Xanta had een enorme werklust. Een grote "will to please" en dan vooral zichzelf. 2 november 2001 kwam zij als bijna-8-weken-oud pupje bij ons wonen. De volgende dag gingen wij voor het eerst naar puppycursus. Nadat ze daar doorkreeg dat er veel lekkers viel te verdienen met betrekkelijk eenvoudige handelingen als netjes meelopen, gaan zitten of liggen, gooide zij zich overal voor 100% in.

Zo bleek ze heel goed in G&G, gedrag en gehoorzaamheid, tegenwoordig Obedience genoemd. Zij heeft de officiële Cynophilia-diploma's G&G 1, 2 en 3 (het hoogst te behalen niveau). Elf jaar zijn we samen op G&G-cursus geweest. Daarnaast volgden wij workshops en privélessen om de puntjes op de i te kunnen zetten. Xanta vond alles best, had overal plezier in. Enkele jaren hebben wij ook deelgenomen aan de tweewekelijkse competitie met landelijke selectiewedstrijden voor de Nederlandse Kampioenschappen G&G. Drie keer wisten wij ons te kwalificeren. Het leverde een vijfde, een derde en een vierde plaats op (met een verschil van 0,3 punten op nummer 3). Bovendien werden wij in 2007 derde over de gehele competitie. Het was heel bijzonder dit mee te maken met een kooikerhondje; het merendeel van het deelnemersveld bestond uit combinaties met Border Collies en herdershonden (vooral Belgische en Hollandse). De eerste keer dat wij een selectiewedstrijd wonnen, voelde ik mij apetrots! En wanneer ik de verhalen teruglees die ik heb geschreven na onze belevenissen samen, voel ik dat opnieuw. Het zijn herinneringen om te koesteren.

 

Eigenlijk was Xanta goed in alles wat zij doet. Of het nu G&G is, behendigheid of Apporteren/dirigeren, het lijkt alsof al die vaardigheden in haar genen zaten. Ze was een echte werkhond. 

 

Thuis zocht ze ook graag "werkjes". Ze haalde de post, haalde mijn sloffen, bracht onderzetters terug naar de keuken, raapte gevallen voorwerpen op, kwam -zeker wanneer het etenstijd is- ongevraagd met allerlei dingen aanzetten waarvan ze dacht dat wij die misschien wilden hebben.

Ze was ook heel waaks. Het interesseerde haar niet wie er voor de deur of het tuinhek langslopen, maar niemand moest proberen zomaar naar binnen te lopen. Dan bewaakte ze ons territorium met verve.

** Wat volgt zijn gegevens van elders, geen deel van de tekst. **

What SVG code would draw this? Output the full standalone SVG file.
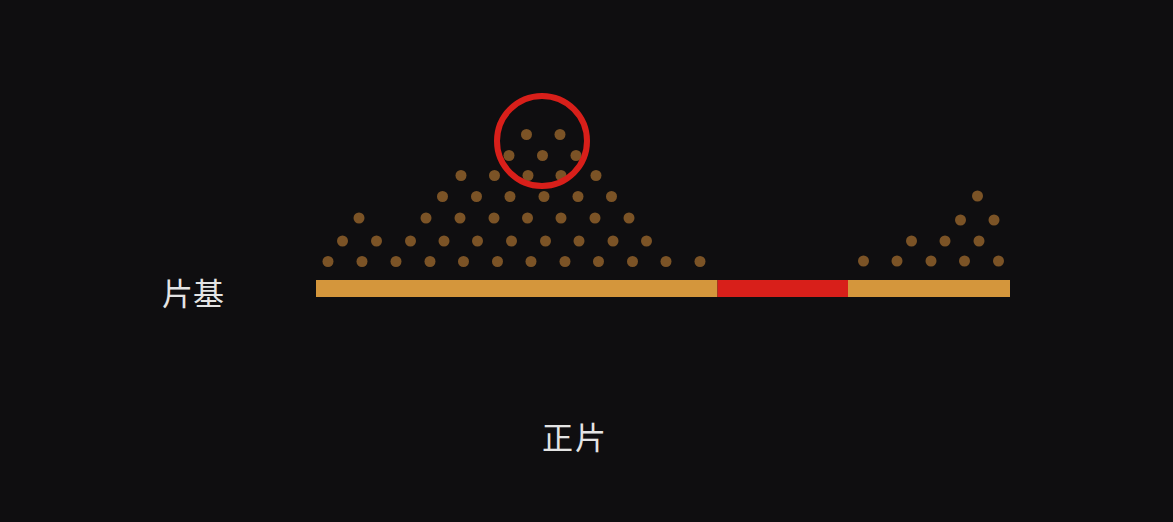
<svg xmlns="http://www.w3.org/2000/svg" width="1173" height="522" viewBox="0 0 1173 522">
<defs>
<style>
.d{fill:#7b5326}
.lbl{font-family:"Noto Sans CJK SC","Noto Sans CJK JP",sans-serif;font-size:31px;fill:#e4e4e4}
</style>
</defs>
<rect x="0" y="0" width="1173" height="522" fill="#0f0e10"/>
<g id="dots-left">
<circle class="d" cx="328" cy="261.5" r="5.5"/><circle class="d" cx="362" cy="261.5" r="5.5"/><circle class="d" cx="396" cy="261.5" r="5.5"/><circle class="d" cx="430" cy="261.5" r="5.5"/><circle class="d" cx="463.5" cy="261.5" r="5.5"/><circle class="d" cx="497.5" cy="261.5" r="5.5"/><circle class="d" cx="531" cy="261.5" r="5.5"/><circle class="d" cx="565" cy="261.5" r="5.5"/><circle class="d" cx="598.5" cy="261.5" r="5.5"/><circle class="d" cx="632.5" cy="261.5" r="5.5"/><circle class="d" cx="666" cy="261.5" r="5.5"/><circle class="d" cx="700" cy="261.5" r="5.5"/>
<circle class="d" cx="342.5" cy="241" r="5.5"/><circle class="d" cx="376.5" cy="241" r="5.5"/><circle class="d" cx="410.5" cy="241" r="5.5"/><circle class="d" cx="444" cy="241" r="5.5"/><circle class="d" cx="477.5" cy="241" r="5.5"/><circle class="d" cx="511.5" cy="241" r="5.5"/><circle class="d" cx="545.5" cy="241" r="5.5"/><circle class="d" cx="579" cy="241" r="5.5"/><circle class="d" cx="613" cy="241" r="5.5"/><circle class="d" cx="646.5" cy="241" r="5.5"/>
<circle class="d" cx="359" cy="218" r="5.5"/><circle class="d" cx="426" cy="218" r="5.5"/><circle class="d" cx="460" cy="218" r="5.5"/><circle class="d" cx="494" cy="218" r="5.5"/><circle class="d" cx="527.5" cy="218" r="5.5"/><circle class="d" cx="561" cy="218" r="5.5"/><circle class="d" cx="595" cy="218" r="5.5"/><circle class="d" cx="629" cy="218" r="5.5"/>
<circle class="d" cx="442.5" cy="196.5" r="5.5"/><circle class="d" cx="476.5" cy="196.5" r="5.5"/><circle class="d" cx="510" cy="196.5" r="5.5"/><circle class="d" cx="544" cy="196.5" r="5.5"/><circle class="d" cx="578" cy="196.5" r="5.5"/><circle class="d" cx="611.5" cy="196.5" r="5.5"/>
<circle class="d" cx="461" cy="175.5" r="5.5"/><circle class="d" cx="494.5" cy="175.5" r="5.5"/><circle class="d" cx="528" cy="175.5" r="5.5"/><circle class="d" cx="561" cy="175.5" r="5.5"/><circle class="d" cx="596" cy="175.5" r="5.5"/>
<circle class="d" cx="509" cy="155.5" r="5.5"/><circle class="d" cx="542.5" cy="155.5" r="5.5"/><circle class="d" cx="576" cy="155.5" r="5.5"/>
<circle class="d" cx="526.5" cy="134.5" r="5.5"/><circle class="d" cx="560" cy="134.5" r="5.5"/>
</g>
<g id="dots-right">
<circle class="d" cx="863.5" cy="261" r="5.5"/><circle class="d" cx="897" cy="261" r="5.5"/><circle class="d" cx="931" cy="261" r="5.5"/><circle class="d" cx="964.5" cy="261" r="5.5"/><circle class="d" cx="998.5" cy="261" r="5.5"/>
<circle class="d" cx="911.5" cy="241" r="5.5"/><circle class="d" cx="945" cy="241" r="5.5"/><circle class="d" cx="979" cy="241" r="5.5"/>
<circle class="d" cx="960.5" cy="220" r="5.5"/><circle class="d" cx="994" cy="220" r="5.5"/>
<circle class="d" cx="977.5" cy="196" r="5.5"/>
</g>
<g id="base">
<rect x="316" y="280" width="401.5" height="17" fill="#d4963c"/>
<rect x="717.5" y="280" width="130.5" height="17" fill="#d81f1a"/>
<rect x="848" y="280" width="162" height="17" fill="#d4963c"/>
</g>
<g id="highlight">
<circle cx="542" cy="141" r="45" fill="none" stroke="#d81f1a" stroke-width="6"/>
</g>
<g id="label-base"><text class="lbl" x="162" y="305">片基</text></g>
<g id="label-positive"><text class="lbl" x="542" y="449" letter-spacing="2">正片</text></g>
</svg>
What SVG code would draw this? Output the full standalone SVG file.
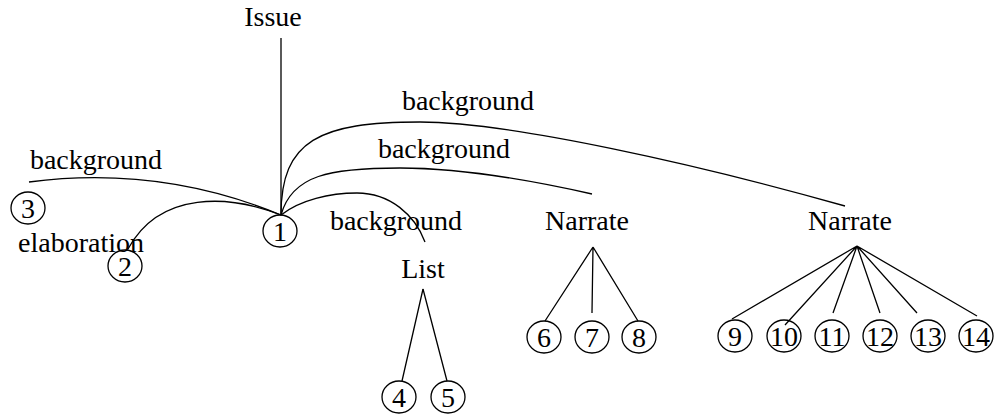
<svg xmlns="http://www.w3.org/2000/svg" width="994" height="416" viewBox="0 0 994 416">
<style>
text{font-family:"Liberation Serif","Times New Roman",serif;font-size:28px;fill:#000;text-anchor:middle}
.c{fill:none;stroke:#000;stroke-width:1.3}
.e{fill:none;stroke:#000;stroke-width:1.3}
</style>
<rect width="994" height="416" fill="#fff"/>
<g id="connectors">
<path class="e" d="M281,38 L281,215"/>
<path class="e" d="M281,215 Q160,165 29,182"/>
<path class="e" d="M281,215 C230,195 160,190 128,249"/>
<path class="e" d="M281,215 C281,140 320,122 420,122 C510,122 700,165 845,206"/>
<path class="e" d="M281,215 C292,175 330,168 400,168 C460,168 530,180 592,194"/>
<path class="e" d="M281,215 C300,200 330,193 357,193 C390,193 415,215 425,242"/>
<path class="e" d="M423,289 L402,381 M423,289 L447,381"/>
<path class="e" d="M593,247 L545,321 M593,247 L592,313 M593,247 L638,321"/>
<path class="e" d="M857,246 L732,319 M857,246 L785,325 M857,246 L833,313 M857,246 L880,313 M857,246 L917,313 M857,246 L977,316"/>
</g>
<g id="edge-labels">
<text x="96" y="169">background</text>
<text x="81" y="252">elaboration</text>
<text x="468" y="110">background</text>
<text x="444" y="158">background</text>
<text x="396" y="230">background</text>
</g>
<g id="issue"><text x="273" y="26">Issue</text></g>
<g id="list"><text x="423" y="278">List</text></g>
<g id="narrate1"><text x="587" y="230">Narrate</text></g>
<g id="narrate2"><text x="850" y="230">Narrate</text></g>
<g id="n1"><ellipse class="c" cx="280" cy="231" rx="17" ry="16"/><text x="280" y="240.5">1</text></g>
<g id="n2"><ellipse class="c" cx="125" cy="266" rx="17" ry="16"/><text x="125" y="275.5">2</text></g>
<g id="n3"><ellipse class="c" cx="28" cy="208" rx="17" ry="16"/><text x="28" y="217.5">3</text></g>
<g id="n4"><ellipse class="c" cx="399" cy="397" rx="17" ry="16"/><text x="399" y="406.5">4</text></g>
<g id="n5"><ellipse class="c" cx="448" cy="397" rx="17" ry="16"/><text x="448" y="406.5">5</text></g>
<g id="n6"><ellipse class="c" cx="544" cy="337" rx="17" ry="16"/><text x="544" y="346.5">6</text></g>
<g id="n7"><ellipse class="c" cx="592" cy="337" rx="17" ry="16"/><text x="592" y="346.5">7</text></g>
<g id="n8"><ellipse class="c" cx="639" cy="337" rx="17" ry="16"/><text x="639" y="346.5">8</text></g>
<g id="n9"><ellipse class="c" cx="735" cy="336" rx="17" ry="16"/><text x="735" y="345.5">9</text></g>
<g id="n10"><ellipse class="c" cx="784" cy="336" rx="17" ry="16"/><text x="784" y="345.5">10</text></g>
<g id="n11"><ellipse class="c" cx="832" cy="336" rx="17" ry="16"/><text x="832" y="345.5">11</text></g>
<g id="n12"><ellipse class="c" cx="880" cy="336" rx="17" ry="16"/><text x="880" y="345.5">12</text></g>
<g id="n13"><ellipse class="c" cx="928" cy="336" rx="17" ry="16"/><text x="928" y="345.5">13</text></g>
<g id="n14"><ellipse class="c" cx="976" cy="336" rx="17" ry="16"/><text x="976" y="345.5">14</text></g>
</svg>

Gingen we ergens naar toe, dan ging ze niet slapen. In de auto, op een wedstrijdterrein, tijdens een show... ze bleef voortdurend wakker en alert. Ze wilde niets missen.

 

Ook qua karakter was zij precies zoals een hond volgens mij zou moeten zijn. Ze was heel baasgericht, was gedisciplineerd, had doorzettingsvermogen, zelfs als ze iets in eerste instantie eng vond, ze zocht nooit conflicten op, had een natuurlijke uitstraling op andere honden waardoor ze respect afdwong, was aardig voor mensen en dieren, was bescheiden (behalve als het om eten ging...), en was ontzettend lief naar Yoline en Bijou. Ze was heel verzorgend, likte altijd ogen en oren van de andere twee, en verzorgde ook graag Yolines pups.

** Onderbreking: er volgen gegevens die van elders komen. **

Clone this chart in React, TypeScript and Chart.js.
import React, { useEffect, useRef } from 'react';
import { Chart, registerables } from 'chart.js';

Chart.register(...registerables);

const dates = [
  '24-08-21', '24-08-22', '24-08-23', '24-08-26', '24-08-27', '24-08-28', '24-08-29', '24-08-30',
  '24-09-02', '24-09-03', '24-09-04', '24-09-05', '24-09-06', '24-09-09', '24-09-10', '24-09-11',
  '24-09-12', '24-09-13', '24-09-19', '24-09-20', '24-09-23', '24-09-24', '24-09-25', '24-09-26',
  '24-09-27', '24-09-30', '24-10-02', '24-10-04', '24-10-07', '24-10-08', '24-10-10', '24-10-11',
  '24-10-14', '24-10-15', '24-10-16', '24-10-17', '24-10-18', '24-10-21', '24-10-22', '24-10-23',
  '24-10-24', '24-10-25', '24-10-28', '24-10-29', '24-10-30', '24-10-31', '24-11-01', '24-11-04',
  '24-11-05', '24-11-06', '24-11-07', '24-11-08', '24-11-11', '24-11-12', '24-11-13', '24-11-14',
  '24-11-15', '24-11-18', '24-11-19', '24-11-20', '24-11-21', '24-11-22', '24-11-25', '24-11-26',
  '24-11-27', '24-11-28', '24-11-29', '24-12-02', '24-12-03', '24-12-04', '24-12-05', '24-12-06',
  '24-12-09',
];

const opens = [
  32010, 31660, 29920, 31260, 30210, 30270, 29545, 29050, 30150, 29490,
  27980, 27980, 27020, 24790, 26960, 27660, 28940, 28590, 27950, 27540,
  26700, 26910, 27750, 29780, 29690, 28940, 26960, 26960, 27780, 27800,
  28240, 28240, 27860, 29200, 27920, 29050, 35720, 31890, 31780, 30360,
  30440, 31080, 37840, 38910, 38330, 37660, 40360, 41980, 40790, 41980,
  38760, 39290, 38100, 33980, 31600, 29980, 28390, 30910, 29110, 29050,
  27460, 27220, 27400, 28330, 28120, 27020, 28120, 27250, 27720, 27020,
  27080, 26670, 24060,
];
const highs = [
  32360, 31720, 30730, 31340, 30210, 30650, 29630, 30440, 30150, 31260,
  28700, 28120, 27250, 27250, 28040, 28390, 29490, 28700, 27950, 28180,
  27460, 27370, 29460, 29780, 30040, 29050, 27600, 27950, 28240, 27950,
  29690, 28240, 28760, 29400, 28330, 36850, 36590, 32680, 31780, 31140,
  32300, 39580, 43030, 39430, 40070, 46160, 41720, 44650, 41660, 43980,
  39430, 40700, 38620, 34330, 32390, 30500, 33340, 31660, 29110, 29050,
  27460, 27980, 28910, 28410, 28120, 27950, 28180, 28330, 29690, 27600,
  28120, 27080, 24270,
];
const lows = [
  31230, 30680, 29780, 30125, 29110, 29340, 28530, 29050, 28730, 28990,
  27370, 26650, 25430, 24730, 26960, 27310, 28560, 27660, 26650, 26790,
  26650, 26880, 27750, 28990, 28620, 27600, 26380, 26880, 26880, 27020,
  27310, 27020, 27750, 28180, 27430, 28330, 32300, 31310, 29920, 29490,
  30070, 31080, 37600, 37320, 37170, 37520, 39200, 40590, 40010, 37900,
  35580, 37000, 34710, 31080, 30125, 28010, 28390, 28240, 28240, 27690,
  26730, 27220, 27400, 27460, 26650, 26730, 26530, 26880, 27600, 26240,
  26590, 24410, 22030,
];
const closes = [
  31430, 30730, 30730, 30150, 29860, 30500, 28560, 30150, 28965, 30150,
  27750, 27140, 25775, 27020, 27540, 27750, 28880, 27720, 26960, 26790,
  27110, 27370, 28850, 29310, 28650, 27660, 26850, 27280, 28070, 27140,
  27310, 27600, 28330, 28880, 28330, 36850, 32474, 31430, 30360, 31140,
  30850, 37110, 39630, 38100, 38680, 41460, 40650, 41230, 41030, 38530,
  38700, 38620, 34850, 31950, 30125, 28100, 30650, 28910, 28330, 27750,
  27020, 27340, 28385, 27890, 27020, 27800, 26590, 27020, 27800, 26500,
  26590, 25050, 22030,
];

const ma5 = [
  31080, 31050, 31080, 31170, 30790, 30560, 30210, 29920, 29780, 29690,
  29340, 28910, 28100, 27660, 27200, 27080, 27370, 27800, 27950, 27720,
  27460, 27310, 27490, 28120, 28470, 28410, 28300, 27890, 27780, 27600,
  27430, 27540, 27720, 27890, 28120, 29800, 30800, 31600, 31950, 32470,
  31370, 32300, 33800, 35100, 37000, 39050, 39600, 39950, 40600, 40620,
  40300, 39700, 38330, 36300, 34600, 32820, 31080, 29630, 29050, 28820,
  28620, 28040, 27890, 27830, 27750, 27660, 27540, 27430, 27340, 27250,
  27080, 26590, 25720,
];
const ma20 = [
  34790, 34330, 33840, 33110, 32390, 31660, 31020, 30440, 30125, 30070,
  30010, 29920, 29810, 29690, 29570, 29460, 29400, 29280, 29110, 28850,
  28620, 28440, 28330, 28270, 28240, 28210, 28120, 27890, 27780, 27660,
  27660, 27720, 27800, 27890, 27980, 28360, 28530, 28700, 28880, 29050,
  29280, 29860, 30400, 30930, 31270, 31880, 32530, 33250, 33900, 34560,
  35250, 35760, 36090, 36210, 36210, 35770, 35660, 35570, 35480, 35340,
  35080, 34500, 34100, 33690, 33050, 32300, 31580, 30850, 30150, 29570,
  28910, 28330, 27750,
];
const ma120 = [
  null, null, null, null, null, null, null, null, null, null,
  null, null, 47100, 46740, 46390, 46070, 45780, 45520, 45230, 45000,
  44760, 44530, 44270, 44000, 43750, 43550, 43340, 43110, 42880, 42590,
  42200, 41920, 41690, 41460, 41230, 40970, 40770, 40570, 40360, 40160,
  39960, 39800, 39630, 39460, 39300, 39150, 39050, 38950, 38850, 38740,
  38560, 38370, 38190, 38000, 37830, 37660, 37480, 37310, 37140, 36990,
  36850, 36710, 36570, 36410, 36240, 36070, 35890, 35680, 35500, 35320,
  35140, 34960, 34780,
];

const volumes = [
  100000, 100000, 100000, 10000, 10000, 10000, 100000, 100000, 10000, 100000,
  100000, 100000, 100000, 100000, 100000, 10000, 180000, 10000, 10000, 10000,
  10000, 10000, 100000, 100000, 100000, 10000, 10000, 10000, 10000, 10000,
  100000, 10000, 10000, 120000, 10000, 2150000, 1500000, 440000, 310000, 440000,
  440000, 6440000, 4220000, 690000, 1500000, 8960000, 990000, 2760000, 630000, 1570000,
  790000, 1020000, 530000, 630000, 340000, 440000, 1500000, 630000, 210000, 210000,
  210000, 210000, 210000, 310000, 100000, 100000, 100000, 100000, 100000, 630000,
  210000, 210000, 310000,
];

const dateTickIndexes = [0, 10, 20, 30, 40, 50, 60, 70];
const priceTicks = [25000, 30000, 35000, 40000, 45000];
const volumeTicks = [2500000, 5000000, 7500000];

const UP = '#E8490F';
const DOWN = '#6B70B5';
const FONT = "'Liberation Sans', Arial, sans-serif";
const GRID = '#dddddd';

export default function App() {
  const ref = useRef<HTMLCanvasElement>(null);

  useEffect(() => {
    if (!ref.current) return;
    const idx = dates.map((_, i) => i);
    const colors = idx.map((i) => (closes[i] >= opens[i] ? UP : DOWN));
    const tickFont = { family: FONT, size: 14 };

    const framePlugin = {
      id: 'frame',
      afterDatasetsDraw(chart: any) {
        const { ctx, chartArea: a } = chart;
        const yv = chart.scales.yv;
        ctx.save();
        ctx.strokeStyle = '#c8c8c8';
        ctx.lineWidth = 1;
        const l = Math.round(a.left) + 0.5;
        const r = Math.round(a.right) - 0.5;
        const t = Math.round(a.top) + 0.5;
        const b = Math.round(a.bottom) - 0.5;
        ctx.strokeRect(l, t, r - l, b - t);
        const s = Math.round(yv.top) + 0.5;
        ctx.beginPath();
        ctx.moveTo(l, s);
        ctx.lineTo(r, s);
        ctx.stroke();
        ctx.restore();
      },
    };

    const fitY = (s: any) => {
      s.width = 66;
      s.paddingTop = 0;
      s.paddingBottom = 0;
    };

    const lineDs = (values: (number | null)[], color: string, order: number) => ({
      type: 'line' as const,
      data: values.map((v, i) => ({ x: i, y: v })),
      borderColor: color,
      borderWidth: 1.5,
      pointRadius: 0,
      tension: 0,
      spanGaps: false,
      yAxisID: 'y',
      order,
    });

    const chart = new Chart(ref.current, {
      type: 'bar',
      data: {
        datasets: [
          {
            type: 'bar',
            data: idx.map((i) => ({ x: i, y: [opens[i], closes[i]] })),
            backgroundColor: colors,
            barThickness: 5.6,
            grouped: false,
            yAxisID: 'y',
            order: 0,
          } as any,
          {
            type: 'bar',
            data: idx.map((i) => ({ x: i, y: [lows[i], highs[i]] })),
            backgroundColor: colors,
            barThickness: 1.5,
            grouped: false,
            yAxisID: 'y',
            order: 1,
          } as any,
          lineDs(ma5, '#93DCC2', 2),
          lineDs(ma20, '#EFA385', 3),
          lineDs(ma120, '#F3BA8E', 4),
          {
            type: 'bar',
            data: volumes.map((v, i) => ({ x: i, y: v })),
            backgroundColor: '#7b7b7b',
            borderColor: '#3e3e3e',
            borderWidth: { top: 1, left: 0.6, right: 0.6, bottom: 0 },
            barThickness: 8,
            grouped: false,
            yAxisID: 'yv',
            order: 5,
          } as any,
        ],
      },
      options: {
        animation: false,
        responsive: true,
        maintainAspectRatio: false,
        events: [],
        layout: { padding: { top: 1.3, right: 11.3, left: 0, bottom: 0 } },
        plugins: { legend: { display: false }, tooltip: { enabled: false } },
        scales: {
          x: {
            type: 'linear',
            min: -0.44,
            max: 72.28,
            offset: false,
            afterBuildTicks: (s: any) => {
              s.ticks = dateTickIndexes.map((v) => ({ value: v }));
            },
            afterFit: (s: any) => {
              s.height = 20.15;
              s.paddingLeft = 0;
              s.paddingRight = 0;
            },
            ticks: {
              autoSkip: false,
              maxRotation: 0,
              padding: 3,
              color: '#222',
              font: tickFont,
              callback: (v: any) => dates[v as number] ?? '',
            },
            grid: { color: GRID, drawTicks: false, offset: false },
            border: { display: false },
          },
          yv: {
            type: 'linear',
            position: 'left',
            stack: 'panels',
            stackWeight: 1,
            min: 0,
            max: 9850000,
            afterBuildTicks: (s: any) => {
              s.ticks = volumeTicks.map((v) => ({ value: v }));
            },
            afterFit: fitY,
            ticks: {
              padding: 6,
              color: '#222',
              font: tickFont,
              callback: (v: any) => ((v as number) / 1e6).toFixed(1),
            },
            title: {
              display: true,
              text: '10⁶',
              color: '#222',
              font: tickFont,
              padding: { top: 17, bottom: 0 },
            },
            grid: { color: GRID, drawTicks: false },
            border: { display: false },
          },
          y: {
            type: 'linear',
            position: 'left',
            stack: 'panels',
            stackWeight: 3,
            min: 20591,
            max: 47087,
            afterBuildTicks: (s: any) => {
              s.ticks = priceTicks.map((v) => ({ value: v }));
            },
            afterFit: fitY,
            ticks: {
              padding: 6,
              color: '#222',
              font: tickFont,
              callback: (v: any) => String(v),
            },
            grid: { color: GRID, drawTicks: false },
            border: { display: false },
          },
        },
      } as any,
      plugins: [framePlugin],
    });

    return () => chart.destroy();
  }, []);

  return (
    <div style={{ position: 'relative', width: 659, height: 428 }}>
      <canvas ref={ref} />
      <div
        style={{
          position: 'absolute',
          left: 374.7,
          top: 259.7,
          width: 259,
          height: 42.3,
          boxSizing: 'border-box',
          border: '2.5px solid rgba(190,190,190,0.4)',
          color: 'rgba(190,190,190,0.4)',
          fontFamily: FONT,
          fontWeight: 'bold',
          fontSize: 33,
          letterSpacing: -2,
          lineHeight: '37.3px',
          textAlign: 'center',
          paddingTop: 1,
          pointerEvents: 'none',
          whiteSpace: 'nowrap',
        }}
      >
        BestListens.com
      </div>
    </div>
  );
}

Haar enige minpuntje: ze was een pieper. In de auto, wanneer ze op haar beurt moest wachten bij examens, wedstrijden of het vullen van haar etensbak: ze wilde alles nú. Maar dat vergaven wij haar graag. Voor ons was zij een tóphond, waarvan wij heel blij zijn dat zij bijna 15 jaar bij ons heeft gewoond. Haar zicht en gehoor werden minder, ze werd wat eigenwijzer en was soms Oost-Indisch doof. Maar een kat herkende ze nog tot op het laatst. En lag ze voorheen boven, dan hoorde ze het nog heel lang wanneer ik in de keuken een schaar pakte om een yoghurtpak in stukken te knippen, die dan door de honden mochten worden uitgelikt.